Malgré l’exactitude d’une telle description, on minimise la parenté profonde des deux génies français, cette parenté que dissimulent certaines divergences.
Pascal, Teilhard. Que sont-ils sinon également deux scientifiques passionnés de science, deux croyants chrétiens, plus : deux mystiques.
Pleinement engagés dans le milieu scientifique de leur temps : début de l’athéisme scientifique de l’ère galiléenne avec les libertins, triomphe apparent de cet athéisme rationaliste ou marxiste avec le XXe siècle et le prélude de la conquête du cosmos.
Ayant compris l’un comme l’autre qu’il est ridicule d’opposer la science à Dieu, appartenant simultanément et pleinement aux deux mondes hostiles de la science et du christianisme, ils ont le même souci d’empêcher que la science serve aux ennemis de la religion. Il faut montrer aux croyants qu’ils n’ont pas à se laisser griser par les nouveautés de la vision de science jusqu’à en oublier le principal, leur âme et Dieu. L’essentiel chez Pascal comme chez Teilhard, si on ne s’en tient pas à l’œuvre strictement scientifique, c’est une apologétique. Mais il ne s’agit pas de l’apologétique traditionnelle où un philosophe, un théologien énumère froidement ses preuves rationnelles. L’apologétique de Pascal, comme celle de Teilhard, c’est une vision, un témoignage vécu. Ils ne nous mettent pas en équation le Dieu des philosophes et des savants, ils veulent nous mettre devant une présence, un amour, le Dieu de Jésus-Christ. Tous deux ont rencontré une Personne et souffrent de nous voir nous attarder à tous ces divertissements mondains qui ne sont pas l’unique essentiel.
Qu’importe que pour l’un, ce soit la brusque et fulgurante illumination d’une nuit de feu, tandis que pour l’autre la tristesse d’un petit garçon devant le fer qui rouille le conduise par la vocation sacerdotale au contact direct avec cet Absolu d’amour en la présence eucharistique qui illumine les tranchées sanglantes de Verdun et le fait chanter « le Christ dans la matière » et « l’Hymne à la matière » et, quelques années après, « la Messe sur le monde » du désert de Mandchourie. Dans les deux cas, ce à quoi ont été sensibles les deux scientifiques, ce n’est pas à une vague harmonie panthéiste, inexistante âme du monde, c’est au vrai Dieu personnel et amour. Cœur, amour, feu, ces mots chers aux mystiques pour exprimer l’inexprimable, se retrouvent sous leur plume. Mais, comme les authentiques mystiques, cette rencontre de Dieu ne leur fait pas oublier la terre.

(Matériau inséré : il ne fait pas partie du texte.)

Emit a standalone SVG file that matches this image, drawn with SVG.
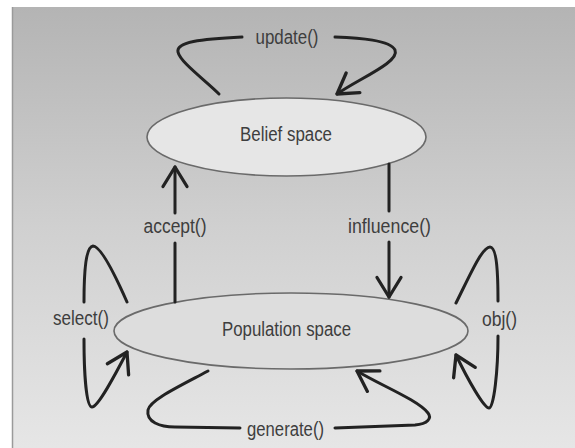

On a fait justice d’un Pascal abandonnant la science pour s’enfermer dans le mysticisme, soi-disant refuge d’un malade. Jamais Pascal ne cesse de s’intéresser à la science et s’il consacra ses dernières forces à sa foi, ce n’est pas pour écrire un texte de spiritualité, mais ses réflexions de savant chrétien qui aime la science et ne veut pas qu’elle dénature l’homme. Le « cœur » de Pascal, c’est la dimension complète de l’homme qui n’exclut nullement la raison : il nous dit bien que c’est avec le cœur que l’on saisit la beauté des nombres et des théorèmes. Qu’on n’aille pas nous opposer le « pari » et « l’abêtissez-vous » : au rationaliste orgueilleux et borné, si fier de son savoir dont il ignore les limites, ne convient-il pas de rappeler que parfois le bon sens en sait plus que la raison ? Quoi de plus stupéfiant de voir un scientifique athée s’enthousiasmer pour les propriétés spirituelles de la matière et refuser logiquement de les rattacher à leur origine métaphysique!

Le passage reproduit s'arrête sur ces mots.